Discussion:
[PATCH] ipv4: mitigate an integer underflow when comparing tcp timestamps
(too old to reply)
Zhang Le
2010-11-14 07:40:01 UTC
Permalink
Behind a loadbalancer which does NAT, peer->tcp_ts could be much smaller than
req->ts_recent. In this case, theoretically the req should not be ignored.

But in fact, it could be ignored, if peer->tcp_ts is so small that the
difference between this two number is larger than 2 to the power of 31.

I understand that under this situation, timestamp does not make sense any more,
because it actually comes from difference machines.
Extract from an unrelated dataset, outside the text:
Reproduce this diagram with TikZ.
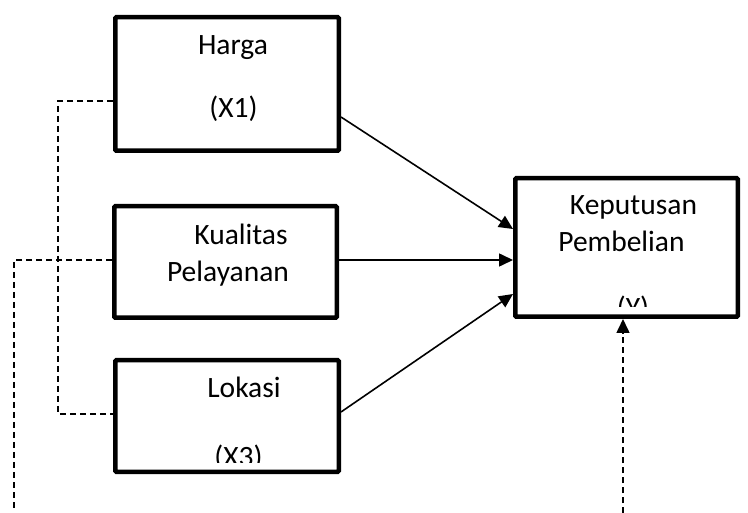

However, if anyone
ever need to do the same investigation which I have done, this will
save some time for him.

Signed-off-by: Zhang Le <***@gentoo.org>
---
net/ipv4/tcp_ipv4.c | 4 ++--
1 files changed, 2 insertions(+), 2 deletions(-)

diff --git a/net/ipv4/tcp_ipv4.c b/net/ipv4/tcp_ipv4.c
index 8f8527d..1eb4974 100644
--- a/net/ipv4/tcp_ipv4.c
+++ b/net/ipv4/tcp_ipv4.c
@@ -1352,8 +1352,8 @@ int tcp_v4_conn_request(struct sock *sk, struct sk_buff *skb)
peer->v4daddr == saddr) {
inet_peer_refcheck(peer);
if ((u32)get_seconds() - peer->tcp_ts_stamp < TCP_PAWS_MSL &&
- (s32)(peer->tcp_ts - req->ts_recent) >
- TCP_PAWS_WINDOW) {
+ ((s32)(peer->tcp_ts - req->ts_recent) > TCP_PAWS_WINDOW &&
+ peer->tcp_ts > req->ts_recent)) {
NET_INC_STATS_BH(sock_net(sk), LINUX_MIB_PAWSPASSIVEREJECTED);
goto drop_and_release;
}
--
1.7.3.2

--
To unsubscribe from this list: send the line "unsubscribe linux-kernel" in
the body of a message to ***@vger.kernel.org
More majordomo info at http://vger.kernel.org/majordomo-info.html
Please read the FAQ at http://www.tux.org/lkml/
Eric Dumazet
2010-11-14 09:00:03 UTC
Permalink
Post by Zhang Le
Behind a loadbalancer which does NAT, peer->tcp_ts could be much smaller than
req->ts_recent. In this case, theoretically the req should not be ignored.
But in fact, it could be ignored, if peer->tcp_ts is so small that the
difference between this two number is larger than 2 to the power of 31.
I understand that under this situation, timestamp does not make sense any more,
because it actually comes from difference machines. However, if anyone
ever need to do the same investigation which I have done, this will
save some time for him.
---
net/ipv4/tcp_ipv4.c | 4 ++--
1 files changed, 2 insertions(+), 2 deletions(-)
diff --git a/net/ipv4/tcp_ipv4.c b/net/ipv4/tcp_ipv4.c
index 8f8527d..1eb4974 100644
--- a/net/ipv4/tcp_ipv4.c
+++ b/net/ipv4/tcp_ipv4.c
@@ -1352,8 +1352,8 @@ int tcp_v4_conn_request(struct sock *sk, struct sk_buff *skb)
peer->v4daddr == saddr) {
inet_peer_refcheck(peer);
if ((u32)get_seconds() - peer->tcp_ts_stamp < TCP_PAWS_MSL &&
- (s32)(peer->tcp_ts - req->ts_recent) >
- TCP_PAWS_WINDOW) {
+ ((s32)(peer->tcp_ts - req->ts_recent) > TCP_PAWS_WINDOW &&
+ peer->tcp_ts > req->ts_recent)) {
NET_INC_STATS_BH(sock_net(sk), LINUX_MIB_PAWSPASSIVEREJECTED);
goto drop_and_release;
}
This seems very wrong to me.

Adding a : if (peer->tcp_ts > req->ts_recent) condition is _not_ going
to help. And it might break some working setups, because of wrap around.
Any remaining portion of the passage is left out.